I want to make an entire menu based on Beck songs, I'm thinking titles
not lyrics.
STILL working ... on... uuh
I don't think I ever spell the word "titles" or personally or anything with a double s in it correctly
Still working on outsmarting the Cyber Toxic Horror Greater Dragon.
I'd like to see an overlapping graphic on baseball outfields (for TV broadcasts) where it shows the dimensions of the away team's field super imposed over the current field of play
so
say Cabrera hits a single to right-center
was it a homerun in NYY or the Green Giant?
was it "off the wall" anywhere else
"in the fountain"
etc
I'm kinda tired of taking someone else's word for it, and I AM curious how it'd effect someone's stats. Would Billy Butler be a 40 homerun hitter this year if his homefield was another??
but its quite possible that I've watched enough baseball to make an educated guess at these things anyway.
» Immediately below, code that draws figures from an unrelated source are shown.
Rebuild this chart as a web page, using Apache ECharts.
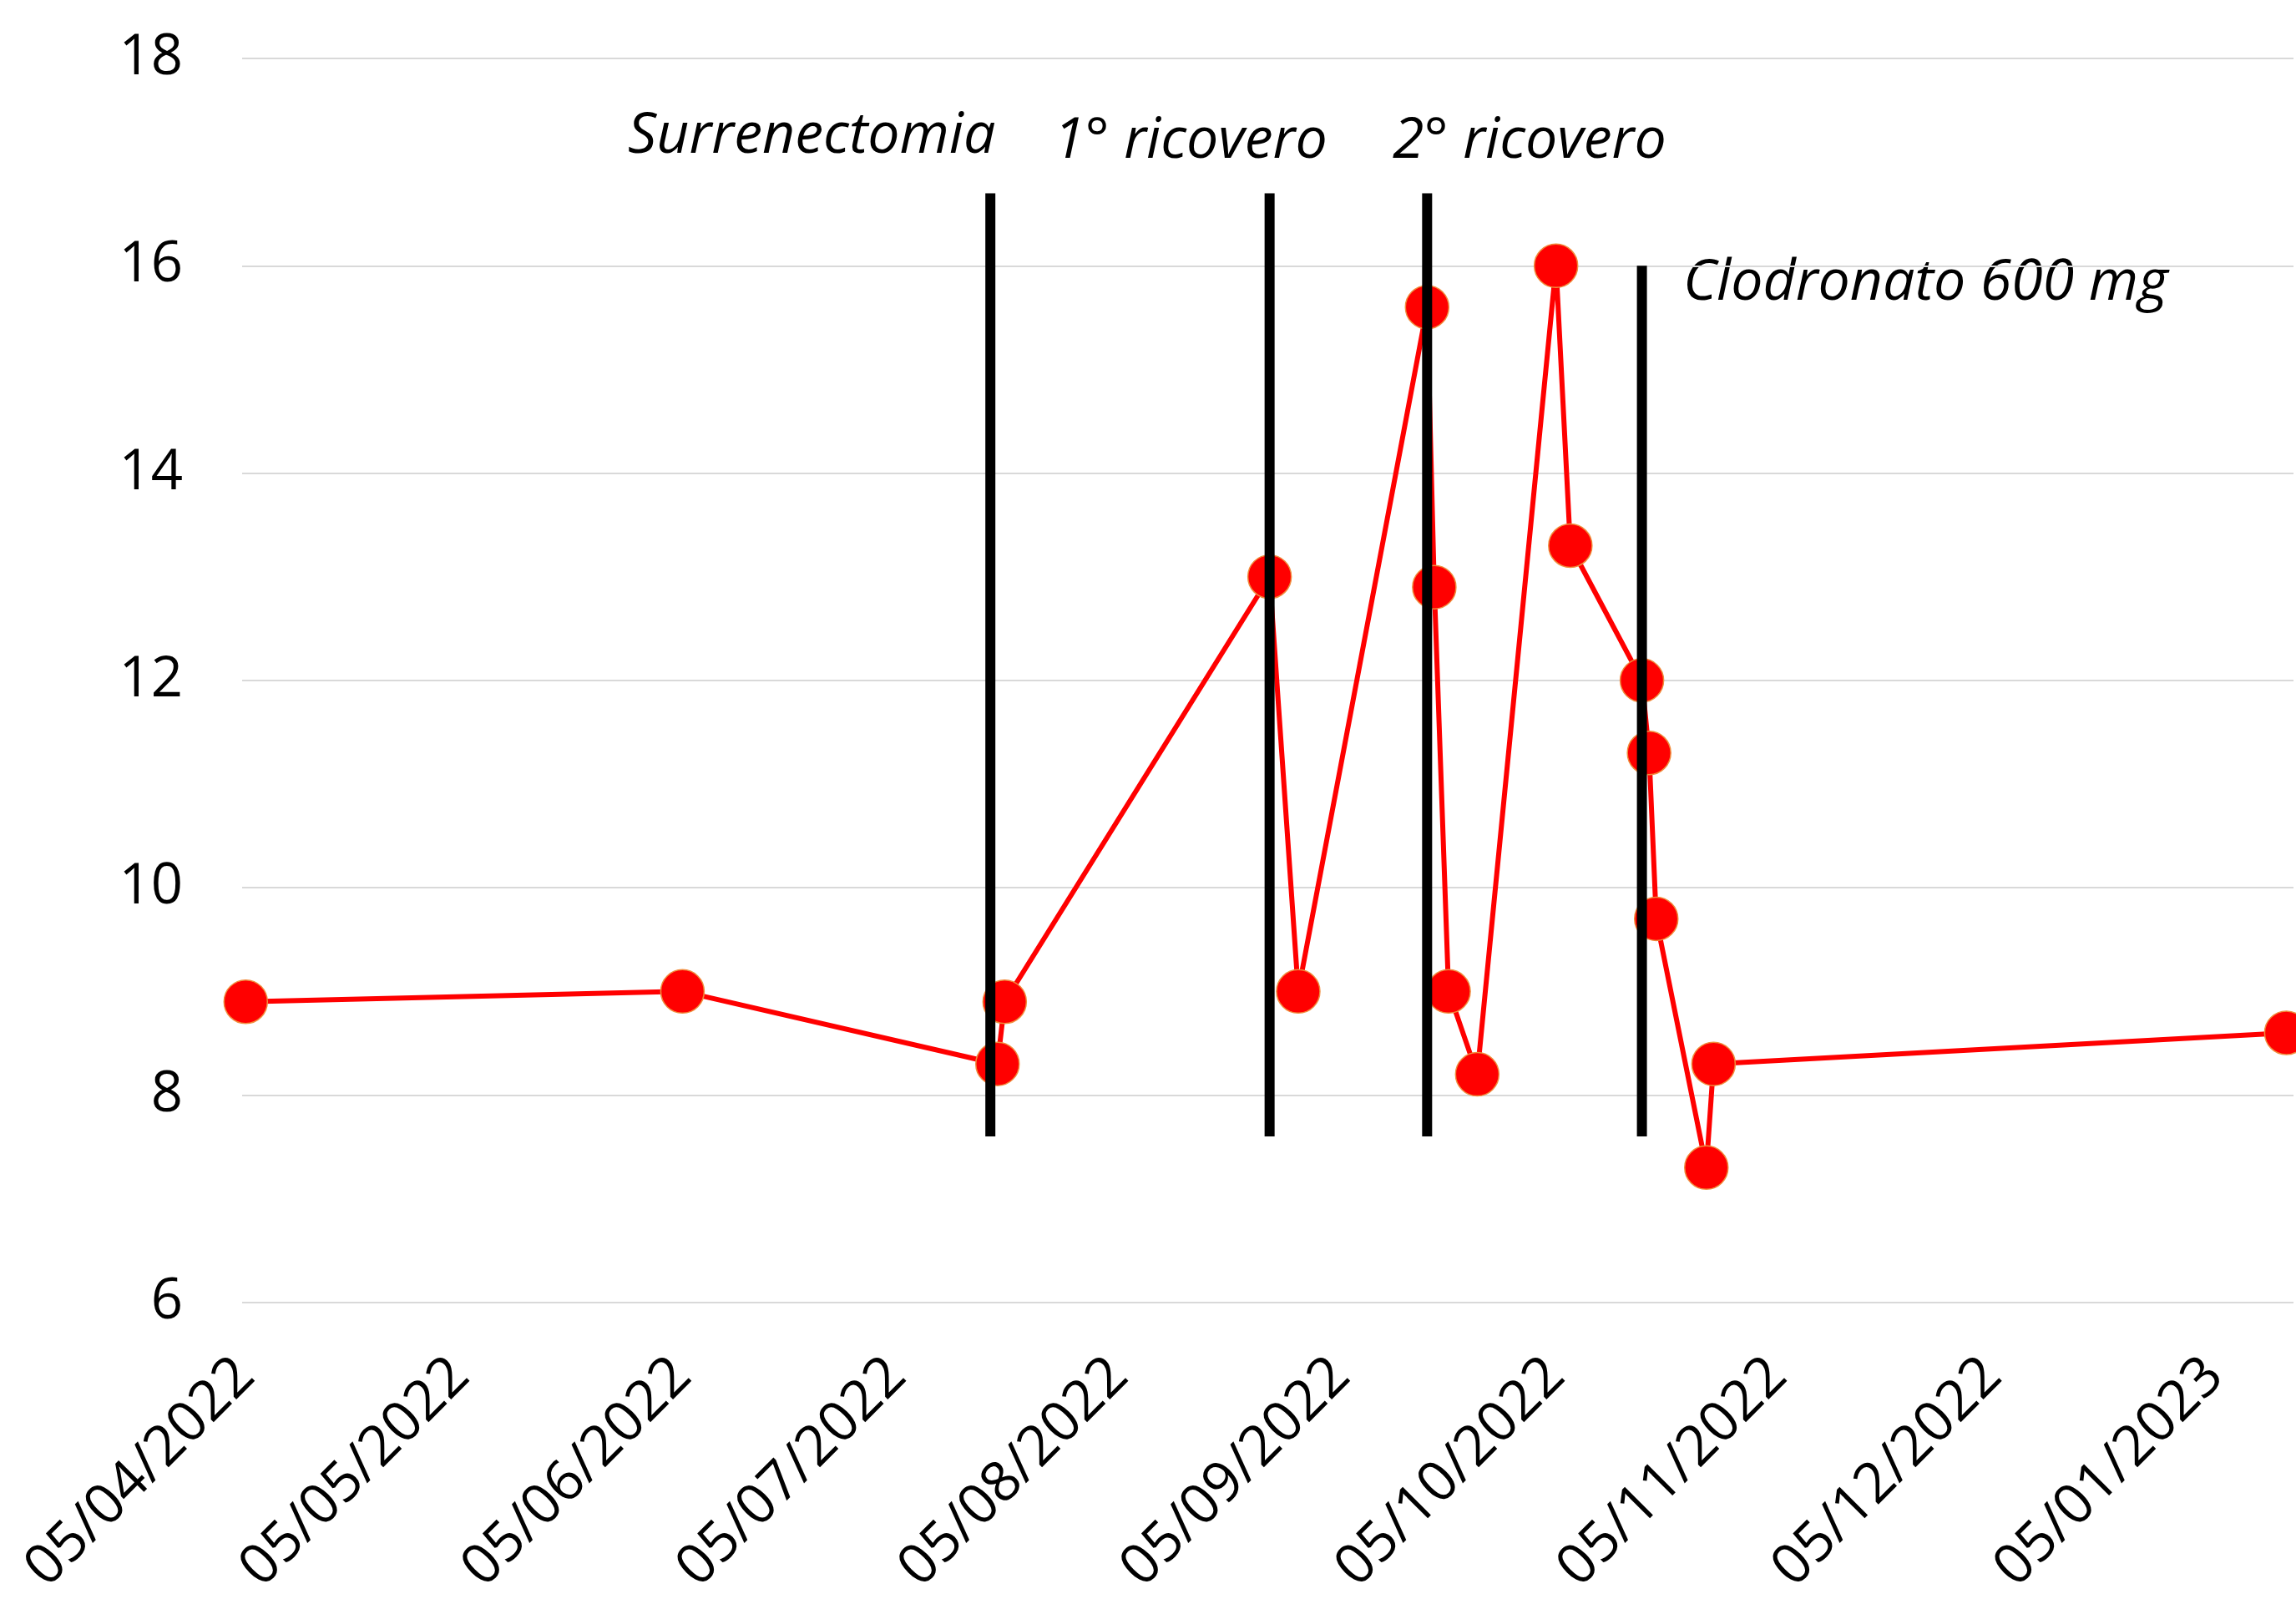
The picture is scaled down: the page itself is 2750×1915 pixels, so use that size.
<!DOCTYPE html>
<html>
<head>
    <meta charset="utf-8">
    <title>Andamento</title>
    <script src="https://cdn.jsdelivr.net/npm/echarts@6.0.0/dist/echarts.min.js"></script>
    <style>
        html, body { margin: 0; padding: 0; background: #fff; }
        #main { width: 2750px; height: 1915px; }
    </style>
</head>
<body>
<div id="main"></div>
<script type="text/javascript">
    // date dei prelievi e valori
    var dates = ['2022-04-05', '2022-06-05', '2022-07-19', '2022-07-20', '2022-08-26', '2022-08-30',
        '2022-09-17', '2022-09-18', '2022-09-20', '2022-09-24', '2022-10-05', '2022-10-07',
        '2022-10-17', '2022-10-18', '2022-10-19', '2022-10-26', '2022-10-27', '2023-01-15'];
    var values = [8.9, 9.0, 8.3, 8.9, 13.0, 9.0, 15.6, 12.9, 9.0, 8.2, 16.0, 13.3, 12.0, 11.3, 9.7, 7.3, 8.3, 8.6];

    // etichette asse x (dd/mm/yyyy)
    var tickLabels = ['05/04/2022', '05/05/2022', '05/06/2022', '05/07/2022', '05/08/2022',
        '05/09/2022', '05/10/2022', '05/11/2022', '05/12/2022', '05/01/2023'];

    // eventi (linee verticali)
    var eventNames = ['Surrenectomia', '1° ricovero', '2° ricovero', 'Clodronato 600 mg'];
    var eventDates = ['2022-07-18', '2022-08-26', '2022-09-17', '2022-10-17'];
    var eventTop = [16.7, 16.7, 16.7, 16.0];
    var eventBottom = [7.6, 7.6, 7.6, 7.6];

    var DAY = 86400000;
    // giorni dal 05/04/2022 (asse numerico in giorni)
    var origin = Date.UTC(2022, 3, 5);
    function dayIso(s) {
        var p = s.split('-');
        return Math.round((Date.UTC(+p[0], +p[1] - 1, +p[2]) - origin) / DAY);
    }
    function dayLabel(s) {
        var p = s.split('/');
        return Math.round((Date.UTC(+p[2], +p[1] - 1, +p[0]) - origin) / DAY);
    }

    var tickDays = tickLabels.map(dayLabel);
    var seriesData = dates.map(function (d, i) { return [dayIso(d), values[i]]; });

    var font = '"Open Sans", "Noto Sans", sans-serif';
    var noteFont = 'italic 68px ' + font;

    var series = [{
        type: 'line',
        data: seriesData,
        symbol: 'circle',
        symbolSize: 52,
        itemStyle: { color: '#ff0000', borderColor: '#f08c3c', borderWidth: 1.5 },
        lineStyle: { color: '#ff0000', width: 6 },
        clip: false,
        z: 2
    }];

    eventDates.forEach(function (d, i) {
        var t = dayIso(d);
        series.push({
            type: 'line',
            data: [[t, eventTop[i]], [t, eventBottom[i]]],
            symbol: 'none',
            lineStyle: { color: '#000', width: 12 },
            z: 5
        });
    });

    var myChart = echarts.init(document.getElementById('main'));

    var option = {
        backgroundColor: '#fff',
        animation: false,
        grid: { left: 290, right: 3, top: 70, bottom: 343 },
        xAxis: {
            type: 'value',
            min: -0.5,
            max: 286,
            axisLine: { show: false },
            axisTick: { show: false },
            splitLine: { show: false },
            axisLabel: {
                customValues: tickDays,
                rotate: 45,
                margin: 78,
                fontSize: 67,
                fontFamily: font,
                color: '#000',
                hideOverlap: false,
                formatter: function (v) {
                    var i = tickDays.indexOf(v);
                    return i >= 0 ? tickLabels[i] : '';
                }
            }
        },
        yAxis: {
            type: 'value',
            min: 6,
            max: 18,
            interval: 2,
            axisLine: { show: false },
            axisTick: { show: false },
            splitLine: { lineStyle: { color: '#d9d9d9', width: 2 } },
            axisLabel: { fontSize: 67, fontFamily: font, color: '#000', margin: 71 }
        },
        graphic: [
            { type: 'text', x: 752, y: 164, style: { text: eventNames[0], font: noteFont, fill: '#000', verticalAlign: 'middle' } },
            { type: 'text', x: 1262, y: 170, style: { text: eventNames[1], font: noteFont, fill: '#000', verticalAlign: 'middle' } },
            { type: 'text', x: 1668, y: 170, style: { text: eventNames[2], font: noteFont, fill: '#000', verticalAlign: 'middle' } },
            { type: 'text', x: 2016, y: 340, style: { text: eventNames[3], font: noteFont, fill: '#000', verticalAlign: 'middle' } }
        ],
        series: series
    };

    myChart.setOption(option);
</script>
</body>
</html>
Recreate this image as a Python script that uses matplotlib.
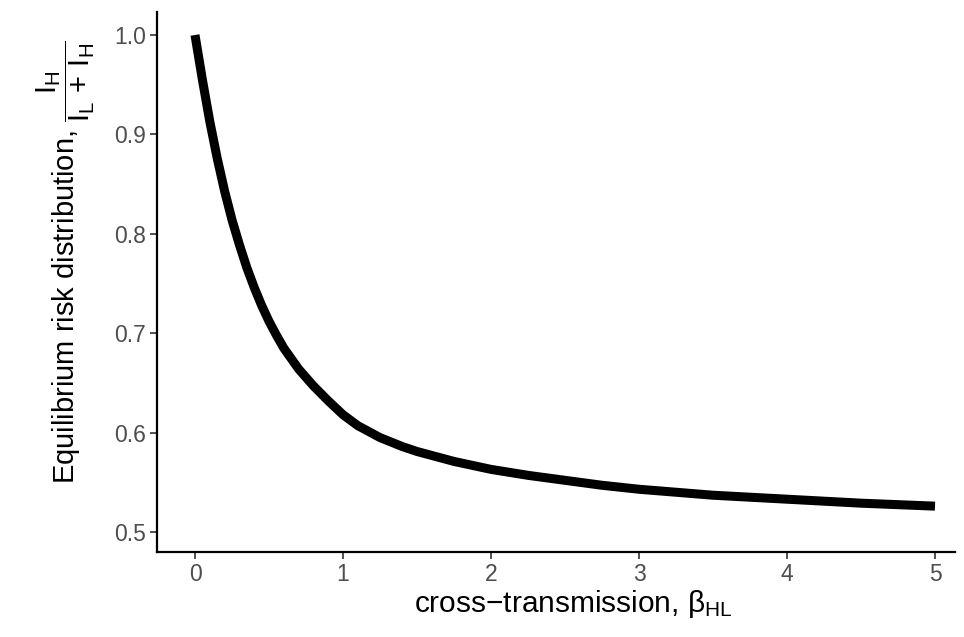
import matplotlib
matplotlib.use("Agg")
import matplotlib.pyplot as plt

# cross-transmission rate and the equilibrium share of high-risk infections
beta_hl = [0.0, 0.05, 0.1, 0.15, 0.2, 0.25, 0.3, 0.35, 0.4, 0.45, 0.5, 0.55,
           0.6, 0.7, 0.8, 0.9, 1.0, 1.1, 1.25, 1.4, 1.5, 1.75, 2.0, 2.25,
           2.5, 2.75, 3.0, 3.5, 4.0, 4.5, 5.0]
risk_share = [1.000, 0.955, 0.913, 0.876, 0.843, 0.814, 0.789, 0.766, 0.746,
              0.728, 0.712, 0.698, 0.685, 0.664, 0.647, 0.632, 0.618, 0.607,
              0.595, 0.586, 0.581, 0.571, 0.563, 0.557, 0.552, 0.547, 0.543,
              0.537, 0.533, 0.529, 0.526]

x_ticks = [0, 1, 2, 3, 4, 5]
y_ticks = [0.5, 0.6, 0.7, 0.8, 0.9, 1.0]

plt.rcParams["font.family"] = ["Liberation Sans", "DejaVu Sans"]
plt.rcParams["mathtext.fontset"] = "custom"
plt.rcParams["mathtext.rm"] = "Liberation Sans"
plt.rcParams["mathtext.it"] = "Liberation Sans:italic"

W, H = 964, 637
fig = plt.figure(figsize=(W / 100, H / 100), dpi=100)

# panel placed in pixel units
left, right, top, bottom = 157, 955, 12, 552
ax = fig.add_axes([left / W, 1 - bottom / H, (right - left) / W, (bottom - top) / H])

ax.plot(beta_hl, risk_share, color="black", linewidth=6.5,
        solid_capstyle="butt", solid_joinstyle="round")

# data -> pixel: x=0 at 195px, 148px per unit; y=1.0 at 35px, 994px per unit
ax.set_xlim((left - 195) / 148, (right - 195) / 148)
ax.set_ylim(1.0 - (bottom - 35) / 994, 1.0 + (35 - top) / 994)

ax.set_xticks(x_ticks)
ax.set_xticklabels([str(t) for t in x_ticks])
ax.set_yticks(y_ticks)
ax.set_yticklabels([f"{t:.1f}" for t in y_ticks])

for side in ["top", "right"]:
    ax.spines[side].set_visible(False)
for side in ["left", "bottom"]:
    ax.spines[side].set_linewidth(1.6)
    ax.spines[side].set_color("black")

ax.tick_params(axis="both", length=5, width=1.2, color="#333333",
               labelcolor="#4D4D4D", labelsize=16.5, pad=3)

ax.set_xlabel("cross\u2212transmission, $\\mathrm{\\beta_{HL}}$", fontsize=21.5,
              color="black")
ax.xaxis.set_label_coords((573 - left) / (right - left), (bottom - 604) / (bottom - top),
                          transform=ax.transAxes)
ax.xaxis.label.set_va("center")

ax.set_ylabel("Equilibrium risk distribution, $\\mathrm{\\dfrac{I_H}{I_L\\,+\\,I_H}}$",
              fontsize=21, color="black")
ax.yaxis.set_label_coords((66 - left) / (right - left), (bottom - 262) / (bottom - top),
                          transform=ax.transAxes)
ax.yaxis.label.set_va("center")

fig.savefig("out.png", dpi=100)
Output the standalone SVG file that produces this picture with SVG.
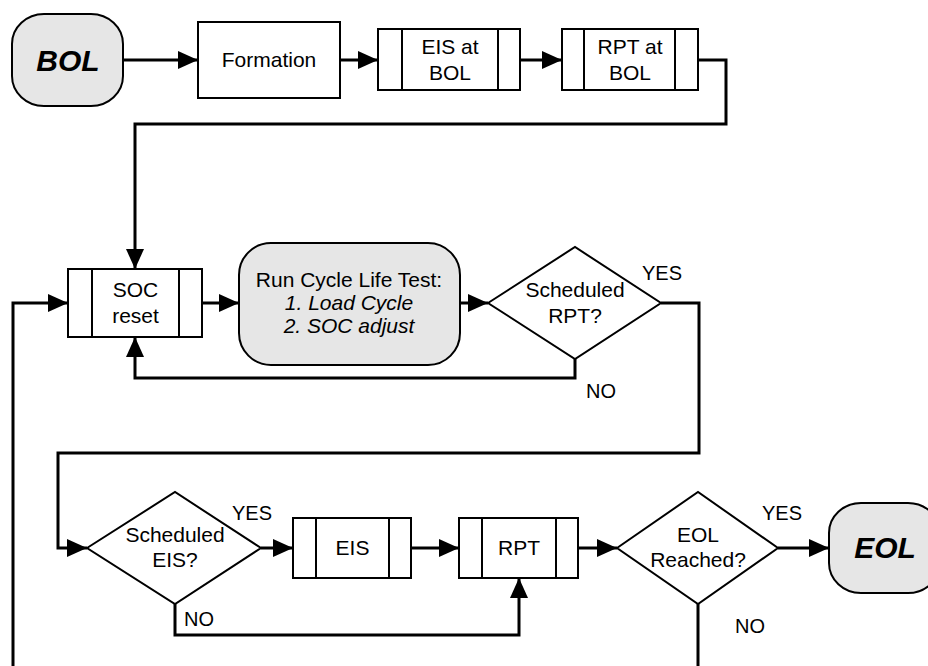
<svg xmlns="http://www.w3.org/2000/svg" width="928" height="666" viewBox="0 0 928 666">
<defs>
<marker id="arr" markerUnits="userSpaceOnUse" markerWidth="20" markerHeight="18" refX="20" refY="9" orient="auto">
<path d="M0,0 L20,9 L0,18 z" fill="#000"/>
</marker>
<style>
.shape{fill:#fff;stroke:#000;stroke-width:2}
.term{fill:#e6e6e6;stroke:#000;stroke-width:2}
.bar{stroke:#000;stroke-width:2;fill:none}
.conn{fill:none;stroke:#000;stroke-width:3;marker-end:url(#arr)}
.plain{fill:none;stroke:#000;stroke-width:3}
text{font-family:"Liberation Sans",Arial,sans-serif;font-size:21px;fill:#000;text-anchor:middle}
.lbl{font-size:20px;text-anchor:start}
.big{font-size:30px;font-weight:bold;font-style:italic}
.it{font-style:italic}
</style>
</defs>
<rect width="928" height="666" fill="#fff"/>
<g id="connectors">
<path class="conn" d="M123,60 H198"/>
<path class="conn" d="M340,60 H378"/>
<path class="conn" d="M520,60 H562"/>
<path class="conn" d="M698,60 H726 V124 H135 V269"/>
<path class="conn" d="M202,303 H239"/>
<path class="conn" d="M460,303 H488"/>
<path class="conn" d="M575,359 V378 H135 V337"/>
<path class="conn" d="M661,303 H699 V453 H58 V548 H87"/>
<path class="conn" d="M261,548 H293"/>
<path class="conn" d="M411,548 H459"/>
<path class="conn" d="M175,604 V635 H519 V578"/>
<path class="conn" d="M578,548 H617"/>
<path class="conn" d="M778,548 H829"/>
<path class="conn" d="M698,604 V690 H13 V303 H68"/>
</g>
<g id="bol">
<rect class="term" x="12" y="14" width="111" height="92" rx="32" ry="30"/>
<text class="big" x="68" y="71">BOL</text>
</g>
<g id="formation">
<rect class="shape" x="198" y="22" width="142" height="76"/>
<text x="269" y="67">Formation</text>
</g>
<g id="eis-bol">
<rect class="shape" x="378" y="29" width="142" height="61"/>
<path class="bar" d="M402,29 V90 M498,29 V90"/>
<text x="450" y="54">EIS at</text>
<text x="450" y="80">BOL</text>
</g>
<g id="rpt-bol">
<rect class="shape" x="562" y="29" width="136" height="61"/>
<path class="bar" d="M584,29 V90 M675,29 V90"/>
<text x="630" y="54">RPT at</text>
<text x="630" y="80">BOL</text>
</g>
<g id="soc-reset">
<rect class="shape" x="68" y="269" width="134" height="68"/>
<path class="bar" d="M92,269 V337 M179,269 V337"/>
<text x="135.5" y="297">SOC</text>
<text x="135.5" y="323">reset</text>
</g>
<g id="run-cycle">
<rect class="term" x="239" y="243" width="221" height="122" rx="32" ry="32"/>
<text x="349" y="287">Run Cycle Life Test:</text>
<text class="it" x="349" y="310">1. Load Cycle</text>
<text class="it" x="349" y="333">2. SOC adjust</text>
</g>
<g id="sched-rpt">
<polygon class="shape" points="488,303 575,247 661,303 575,359"/>
<text x="575" y="297">Scheduled</text>
<text x="575" y="323">RPT?</text>
<text class="lbl" x="642" y="280">YES</text>
<text class="lbl" x="586" y="398">NO</text>
</g>
<g id="sched-eis">
<polygon class="shape" points="87,548 175,492 261,548 175,604"/>
<text x="175" y="542">Scheduled</text>
<text x="175" y="567">EIS?</text>
<text class="lbl" x="232" y="520">YES</text>
<text class="lbl" x="184" y="626">NO</text>
</g>
<g id="eis">
<rect class="shape" x="293" y="518" width="118" height="60"/>
<path class="bar" d="M316,518 V578 M389,518 V578"/>
<text x="352.5" y="555">EIS</text>
</g>
<g id="rpt">
<rect class="shape" x="459" y="518" width="119" height="60"/>
<path class="bar" d="M482,518 V578 M556,518 V578"/>
<text x="519" y="555">RPT</text>
</g>
<g id="eol-reached">
<polygon class="shape" points="617,548 698,492 778,548 698,604"/>
<text x="698" y="542">EOL</text>
<text x="698" y="567">Reached?</text>
<text class="lbl" x="762" y="520">YES</text>
<text class="lbl" x="735" y="633">NO</text>
</g>
<g id="eol">
<rect class="term" x="829" y="503" width="111" height="90" rx="32" ry="30"/>
<text class="big" x="885" y="558">EOL</text>
</g>
</svg>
I heard one of the provisions to our fighting the razor god of death was that we'd all get top of the line gear (including cybernetic implants and enhancements) and I tried to imagine my character (and draw him) with 20% more muscle, replacement bones, and a new nervous system.
He went from ninja lemur to gorilla samurai.
*watches a preachy public service announcement*
Fuck you- don't tell me what to do.
I need to give myself permission to fail in the things I fret over (mainly writing) the way I give myself permission with less suparsrs things to me
the results tend to be pretty alright.
Steve Jobs was a big deal
and NOT for the iphone, it was a brandname version of existing technology.
And yes, I think you're a twit if you can't acknowledge that the macintosh computer was a bigger deal than your phone.
And no
he didn't do it all himself.
And no
I didn't care for him or the products his company generally put out, I thought it was microtransaction chiseling trendknowledgy shit.
If I hear one more person say "its like rocky with transformers" regarding "Real Steel"
I will say something impolite about Steven Spielberg
and yes, I was on the fence about that movie (... it looks stupid, but I love robots) until I heard Spielberg was the executive producer
"oh- I don't have to see this movie now, awesome, what shall I spend that $15 on?"
What else I got on my armchair of rage?
Deep Space Nine.
Now digitally available on your moviesauce.
Yeayuh. Klingons and Ferrengi everywhere up in this bitch.